When it comes to holiday romantic tropes, the fake relationship has always been a favorite of mine. The idea of people only realizing they have feelings for each other when they’re pretending they have feelings for each other tickles my funny bone, and the romantic in me likes the idea of people not thinking of someone other that way until they’re faced with acting as though they do, in front of friends and family. More, in a holiday-set romance, family—and especially family is everything—often ends up with just as much focus.

 

When I set out to write Faux Ho Ho with a fake relationship holiday trope, the goal was simple: make it queer! The first part of that was painting a particularly queer reason as to why the fake relationship was in play in the first place, and the second was to take that holiday family is everything narrative and tell something closer to the reality that many queer people face during the holidays: going home isn’t always a joy. I decided to write a family all-too-familiar for many of us in the queer community: a borderline tolerant family, rather than an accepting one.

 

That’s what’s facing Silas Waite. He comes from a wealthy, politically active, and very conservative Alberta family, and he has very consciously chosen to live in Ottawa, Ontario—a four-hour flight away—where he can have some autonomy, and they can’t interfere as easily. Spending time with his family is more painful than not, with the exception of a younger sister he adores. The rest of his family observe a kind of détente about his queerness: it’s okay that he’s gay, so long as he shows up for family pictures now and then and doesn’t do anything too gay. In fact, when both his brothers got married, the invitations they sent made it perfectly clear he shouldn’t bring a plus-one (not that Silas had one).

 

So when Silas’s parents call to invite Silas to Thanksgiving in Alberta (a thinly-veiled political event for their eldest son, who has taken up his father’s mantle in the local conservative political landscape), Silas absolutely doesn’t want to go.

 

Enter Dino.

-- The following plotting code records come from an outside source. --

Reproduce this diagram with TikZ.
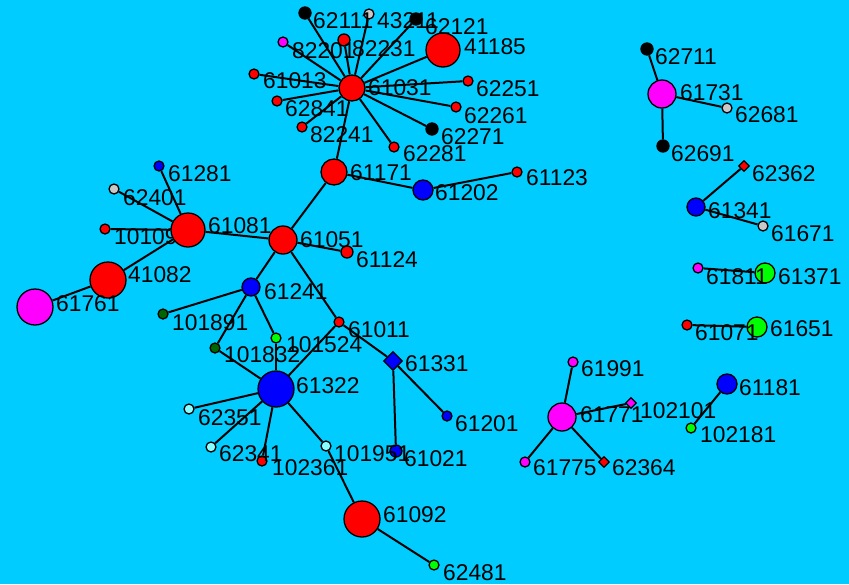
\documentclass[tikz,border=0pt]{standalone}
\usepackage{fontspec}
\setmainfont{Liberation Sans}
\usetikzlibrary{shapes.geometric}
\pgfdeclarelayer{background}
\pgfdeclarelayer{behind}
\pgfdeclarelayer{foreground}
\pgfsetlayers{background,behind,main,foreground}
\definecolor{sky}{HTML}{00CCFF}
\definecolor{nred}{HTML}{FF0000}
\definecolor{nblue}{HTML}{0000FF}
\definecolor{nmag}{HTML}{FF00FF}
\definecolor{ngray}{HTML}{C8C8C8}
\definecolor{ncyan}{HTML}{88FFFF}
\definecolor{ndkgreen}{HTML}{006600}
\definecolor{ngreen}{HTML}{00FF00}
\tikzset{
  vertex/.style={circle, draw=black, line width=1.3pt, inner sep=0pt},
  rhomb/.style={diamond, draw=black, line width=1.3pt, inner sep=0pt, aspect=1},
  lbl/.style={anchor=base west, inner sep=0pt, text=black,
    font=\fontsize{22.8}{24}\selectfont},
  edge/.style={draw=black, line width=2pt},
}
% #1 name, #2 x, #3 y, #4 radius, #5 fill, #6 text, #7 label x, #8 label centre y
\newcommand{\vtx}[8]{%
  \node[vertex, fill=#5, minimum size=2*#4] (#1) at (#2,#3) {};
  \begin{pgfonlayer}{foreground}
    \node[lbl] (#1-l) at (#7,#8+8.2) {#6};
  \end{pgfonlayer}}
% same, diamond shaped; #4 is the full width
\newcommand{\dia}[8]{%
  \node[rhomb, fill=#5, minimum size=#4] (#1) at (#2,#3) {};
  \begin{pgfonlayer}{foreground}
    \node[lbl] (#1-l) at (#7,#8+8.2) {#6};
  \end{pgfonlayer}}
\begin{document}
\begin{tikzpicture}[x=1pt,y=-1pt]
\begin{pgfonlayer}{background}
  \fill[sky] (0,0) rectangle (849,584);
\end{pgfonlayer}
\useasboundingbox (0,0) rectangle (849,584);

% label hidden under the hub 61081
\node[vertex, fill=nred, minimum size=10] (n101091) at (105,229) {};
\begin{pgfonlayer}{behind}
  \node[lbl] (n101091-l) at (114,236+8.2) {101091};
\end{pgfonlayer}

% upper star
\vtx{n61031}{352}{88}{13}{nred}{61031}{368}{87}
\vtx{n62111}{305}{13}{6}{black}{62111}{313}{20}
\vtx{n43211}{369}{14}{5}{ngray}{43211}{377}{20}
\vtx{n62121}{416}{19}{6}{black}{62121}{425}{26}
\vtx{n41185}{443}{50}{17}{nred}{41185}{464}{46}
\vtx{n82201}{283}{42}{5}{nmag}{82201}{292}{50}
\vtx{n82231}{344}{40}{6}{nred}{82231}{352}{48}
\vtx{n61013}{254}{74}{5}{nred}{61013}{263}{80}
\vtx{n62251}{468}{81}{5}{nred}{62251}{476}{88}
\vtx{n62841}{277}{101}{5}{nred}{62841}{285}{108}
\vtx{n62261}{456}{107}{5}{nred}{62261}{464}{115}
\vtx{n82241}{302}{127}{5}{nred}{82241}{310}{134}
\vtx{n62271}{432}{129}{6}{black}{62271}{441}{136}
\vtx{n62281}{394}{147}{5}{nred}{62281}{403}{153}

% central chain
\vtx{n61171}{334}{172}{13}{nred}{61171}{350}{172}
\vtx{n61202}{423}{190}{10}{nblue}{61202}{435}{192}
\vtx{n61123}{517}{172}{5}{nred}{61123}{526}{177}
\vtx{n61051}{283}{240}{14}{nred}{61051}{300}{239}
\vtx{n61124}{347}{252}{6}{nred}{61124}{356}{259}
\vtx{n61081}{188}{230}{17}{nred}{61081}{208}{225}
\vtx{n61281}{159}{166}{5}{nblue}{61281}{168}{173}
\vtx{n62401}{114}{189}{5}{ngray}{62401}{123}{197}
\vtx{n41082}{108}{280}{18}{nred}{41082}{128}{274}
\vtx{n61761}{35}{307}{18}{nmag}{61761}{56}{303}
\vtx{n61241}{251}{287}{9}{nblue}{61241}{264}{291}
\vtx{n101891}{163}{314}{5}{ndkgreen}{101891}{172}{322}
\vtx{n61011}{339}{322}{5}{nred}{61011}{348}{329}
\vtx{n101832}{215}{348}{5}{ndkgreen}{101832}{224}{354}
\vtx{n101524}{276}{338}{5}{ngreen}{101524}{286}{344}
\dia{n61331}{393}{361}{19}{nblue}{61331}{405}{363}
\vtx{n61322}{276}{389}{18}{nblue}{61322}{296}{385}
\vtx{n62351}{189}{409}{5}{ncyan}{62351}{198}{417}
\vtx{n62341}{211}{447}{5}{ncyan}{62341}{219}{453}
\vtx{n102361}{262}{461}{5}{nred}{102361}{272}{467}
\vtx{n101951}{326}{446}{5}{ncyan}{101951}{334}{453}
\vtx{n61021}{396}{451}{6}{nblue}{61021}{404}{458}
\vtx{n61201}{447}{416}{5}{nblue}{61201}{455}{423}
\vtx{n61092}{362}{519}{18}{nred}{61092}{383}{514}
\vtx{n62481}{434}{565}{5}{ngreen}{62481}{443}{572}

% right-hand groups
\vtx{n62711}{647}{49}{6}{black}{62711}{655}{56}
\vtx{n61731}{662}{94}{14}{nmag}{61731}{680}{92}
\vtx{n62681}{727}{108}{5}{ngray}{62681}{735}{114}
\vtx{n62691}{663}{146}{6}{black}{62691}{671}{153}
\dia{n62362}{744}{166}{11}{nred}{62362}{752}{173}
\vtx{n61341}{696}{207}{9}{nblue}{61341}{708}{210}
\vtx{n61671}{763}{226}{5}{ngray}{61671}{771}{233}
\vtx{n61811}{698}{268}{5}{nmag}{61811}{706}{276}
\vtx{n61371}{765}{273}{10}{ngreen}{61371}{778}{276}
\vtx{n61071}{687}{325}{5}{nred}{61071}{695}{332}
\vtx{n61651}{757}{327}{10}{ngreen}{61651}{770}{328}
\vtx{n61181}{727}{384}{10}{nblue}{61181}{739}{387}
\vtx{n102181}{691}{428}{5}{ngreen}{102181}{700}{434}
\vtx{n61991}{573}{362}{5}{nmag}{61991}{581}{368}
\vtx{n61771}{562}{417}{14}{nmag}{61771}{580}{414}
\dia{n102101}{631}{403}{11}{nmag}{102101}{640}{410}
\vtx{n61775}{525}{462}{5}{nmag}{61775}{533}{467}
\dia{n62364}{604}{462}{11}{nred}{62364}{612}{467}

\begin{pgfonlayer}{background}
  \foreach \t in {62111,43211,62121,41185,82201,82231,61013,62251,
                  62841,62261,82241,62271,62281,61171}
    \draw[edge] (n61031) -- (n\t);
  \draw[edge] (n61171) -- (n61202);
  \draw[edge] (n61202) -- (n61123);
  \draw[edge] (n61171) -- (n61051);
  \foreach \t in {61081,61124,61241,61011}
    \draw[edge] (n61051) -- (n\t);
  \foreach \t in {61281,62401,101091,41082}
    \draw[edge] (n61081) -- (n\t);
  \draw[edge] (n41082) -- (n61761);
  \foreach \t in {101891,101832,101524}
    \draw[edge] (n61241) -- (n\t);
  \draw[edge] (n101832) -- (n61322);
  \draw[edge] (n101524) -- (n61322);
  \draw[edge] (n61011) -- (n61322);
  \draw[edge] (n61011) -- (n61331);
  \draw[edge] (n61331) -- (n61201);
  \draw[edge] (n61331) -- (n61021);
  \foreach \t in {62351,62341,102361,101951}
    \draw[edge] (n61322) -- (n\t);
  \draw[edge] (n101951) -- (n61092);
  \draw[edge] (n61092) -- (n62481);
  \foreach \t in {62711,62681,62691}
    \draw[edge] (n61731) -- (n\t);
  \draw[edge] (n61341) -- (n62362);
  \draw[edge] (n61341) -- (n61671);
  \draw[edge] (n61811) -- (n61371);
  \draw[edge] (n61071) -- (n61651);
  \draw[edge] (n61181) -- (n102181);
  \foreach \t in {61991,102101,61775,62364}
    \draw[edge] (n61771) -- (n\t);
\end{pgfonlayer}
\end{tikzpicture}
\end{document}
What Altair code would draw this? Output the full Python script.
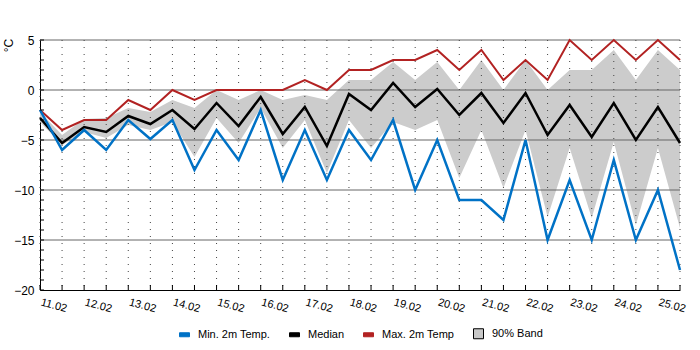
import altair as alt
import pandas as pd

# 12-hourly time steps starting 11.02 00:00
times = pd.date_range("2025-02-11 00:00", periods=30, freq="12h")

min_temp = [-2, -6, -4, -6, -3, -4.9, -3, -8, -4, -7,
            -2, -9, -4, -9, -4, -7, -3, -10, -5, -11,
            -11, -13, -5, -15, -9, -15, -7, -15, -10, -18]
median = [-2.8, -5.3, -3.7, -4.2, -2.6, -3.4, -2, -3.9, -1.3, -3.6,
          -0.7, -4.4, -1.7, -5.6, -0.4, -2, 0.7, -1.7, 0.1, -2.5,
          -0.3, -3.3, -0.3, -4.5, -1.5, -4.7, -1.3, -5, -1.7, -5.3]
max_temp = [-2, -4, -3, -3, -1, -2, 0, -1, 0, 0,
            0, 0, 1, 0, 2, 2, 3, 3, 4, 2,
            4, 1, 3, 1, 5, 3, 5, 3, 5, 3]
band_hi = [-2.2, -4.5, -2.9, -2.8, -1.8, -2.2, -1, -1.8, 0, -1,
           0, -1, -0.5, -1, 1, 1, 2.8, 1, 2.8, 0,
           3, 0, 3, 0, 2, 2, 4, 1, 4, 2]
band_lo = [-3.2, -5.5, -4.2, -4.8, -3.5, -4.0, -3.2, -6.7, -2.8, -5.3,
           -1.8, -5.8, -3, -8.3, -3, -5.8, -3.2, -4, -3, -8.8,
           -4, -9.8, -4, -12.7, -5.8, -12.8, -5.2, -13.5, -5.8, -13.8]

series_names = ["Min. 2m Temp.", "Median", "Max. 2m Temp", "90% Band"]
series_fill = ["#0072c6", "#000000", "#b22222", "#c8c8c8"]
series_stroke = ["#0072c6", "#000000", "#b22222", "#000000"]
grid_y = [-15, -10, -5, 0, 5]
minor_y = list(range(-20, 6))

df = pd.DataFrame({"t": times, "min": min_temp, "med": median, "max": max_temp,
                   "lo": band_lo, "hi": band_hi})

FONT = "Liberation Sans"
t0, t1 = times[0], times[-1]
x_scale = alt.Scale(domain=[
    alt.DateTime(year=t0.year, month=t0.month, date=t0.day, hours=t0.hour),
    alt.DateTime(year=t1.year, month=t1.month, date=t1.day, hours=t1.hour),
], nice=False)
y_scale = alt.Scale(domain=[-20, 5], nice=False)

x_axis = alt.Axis(title=None, grid=False, tickSize=0, domainColor="black",
                  tickCount=30,
                  labelExpr="hours(datum.value) == 0 ? timeFormat(datum.value, '%d.%m') : ''",
                  labelAngle=15, labelAlign="left", labelBaseline="top",
                  labelPadding=6, labelOffset=2, labelFlush=False, labelOverlap=False,
                  labelFont=FONT, labelFontSize=11, labelColor="black")
y_axis = alt.Axis(title="°C", values=[-20, -15, -10, -5, 0, 5], grid=False, tickSize=0,
                  domainColor="black", labelFont=FONT, labelFontSize=12, labelColor="black",
                  labelPadding=6, titleAngle=270, titleX=-32, titleY=5, titleAlign="center",
                  titleBaseline="middle", titleFont=FONT, titleFontSize=12,
                  titleFontWeight="normal", titleColor="black")

base = alt.Chart(df)

band = base.mark_area(color="#cccccc", opacity=1).encode(
    x=alt.X("t:T", scale=x_scale, axis=x_axis),
    y=alt.Y("lo:Q", scale=y_scale, axis=y_axis),
    y2="hi:Q",
)

hgrid = alt.Chart(pd.DataFrame({"v": grid_y})).mark_rule(color="#666666", strokeWidth=1).encode(
    y=alt.Y("v:Q", scale=y_scale)
)
vgrid = base.mark_rule(color="#444444", strokeWidth=1, strokeDash=[1, 6]).encode(
    x=alt.X("t:T", scale=x_scale)
)

red_line = base.mark_line(color="#b22222", strokeWidth=2).encode(
    x=alt.X("t:T", scale=x_scale), y=alt.Y("max:Q", scale=y_scale))
black_line = base.mark_line(color="#000000", strokeWidth=2.5).encode(
    x=alt.X("t:T", scale=x_scale), y=alt.Y("med:Q", scale=y_scale))
blue_line = base.mark_line(color="#0072c6", strokeWidth=2.5).encode(
    x=alt.X("t:T", scale=x_scale), y=alt.Y("min:Q", scale=y_scale))

yticks = alt.Chart(pd.DataFrame({"v": minor_y})).mark_rule(color="black", strokeWidth=1).encode(
    y=alt.Y("v:Q", scale=y_scale), x=alt.value(0), x2=alt.value(4)
)
xticks = base.mark_rule(color="black", strokeWidth=1).encode(
    x=alt.X("t:T", scale=x_scale), y=alt.value(250), y2=alt.value(245)
)

legend = alt.Legend(title=None, orient="none", legendX=139, legendY=288,
                    direction="horizontal", symbolSize=100, symbolStrokeWidth=1,
                    labelFont=FONT, labelFontSize=11, labelColor="black",
                    columnPadding=16, labelOffset=8, padding=0)
rect_path = "M-1,-0.4H1V0.4H-1Z"
square_path = "M-1,-1H1V1H-1Z"
legend_layer = alt.Chart(pd.DataFrame({"name": series_names})).mark_point(
    filled=True, size=100, opacity=1).encode(
    x=alt.value(-300), y=alt.value(-300),
    color=alt.Color("name:N", scale=alt.Scale(domain=series_names, range=series_fill), legend=legend),
    shape=alt.Shape("name:N", scale=alt.Scale(domain=series_names,
                    range=[rect_path, rect_path, rect_path, square_path]), legend=legend),
    stroke=alt.Stroke("name:N", scale=alt.Scale(domain=series_names, range=series_stroke), legend=legend),
)

chart = alt.layer(
    band, hgrid, vgrid, red_line, black_line, blue_line, yticks, xticks, legend_layer
).properties(
    width=640, height=250,
    autosize=alt.AutoSizeParams(type="none"),
    padding={"left": 40, "top": 40, "right": 20, "bottom": 60},
    background="white",
).configure_view(stroke=None)

chart.save("out.html", embed_options={"renderer": "svg", "actions": False})
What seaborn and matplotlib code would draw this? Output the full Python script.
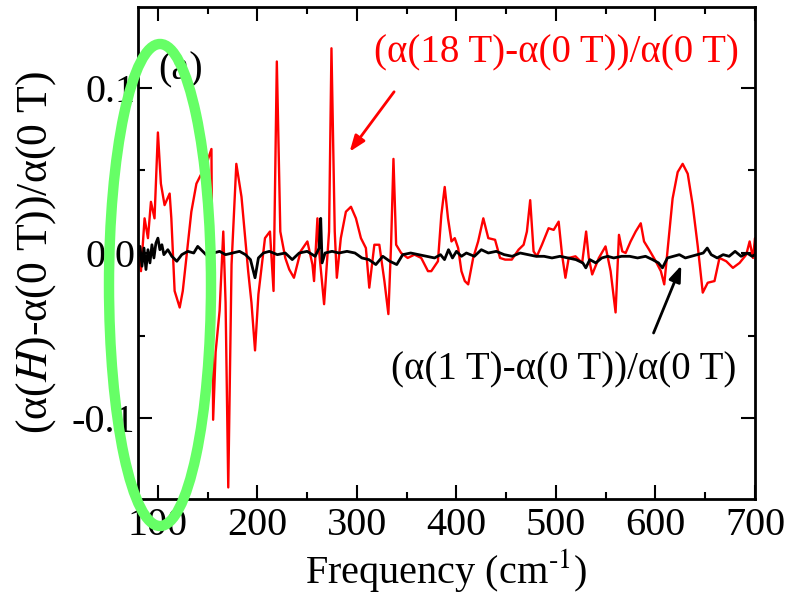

Constantino “Dino” Papadimitriou has been Silas’s roommate since April, and Dino jumps in, pretends to be Silas’s boyfriend, announces they already have plans for Thanksgiving with Dino’s family, and solves two problems with one small fib. Silas doesn’t have to go home, and Dino doesn’t have to hide from view whenever Silas’s family Skype him. After all, if Dino is his boyfriend, he’d be around, right? 

 

(I’ll totally admit flipping he’s my roommate into he’s my (fake) boyfriend was a particularly fun thing to do as a queer writer.) 

 

The other part of making Faux Ho Ho a particularly queer take on the fake relationship trope fed directly into my fictional queer Village, a location I’ve been writing since Of Echoes Born, and have visited many times in many different shorter fictions. Half of Faux Ho Ho takes place with Silas’s biological family, a place where he feels anxiety and not at all free to be himself, even with his sister around and a fake boyfriend on his arm. The other half? The other half is told in flashbacks, month by month, from the moment Dino and Silas become roommates, to Dino’s dive into the role of fake boyfriend. And they’re surrounded by supportive, loving, and wonderful queer chosen family. 

 

Silas has a brilliant, unapologetically queer life full of truly amazing people, and as Faux Ho Ho unfolds, he starts to realize for the first time just what that means, what it’s worth, and how much it’s changed him. That he gets to do all that with a gorgeous personal trainer on his arm, and maybe fall in love, is just an added bonus of holiday magic.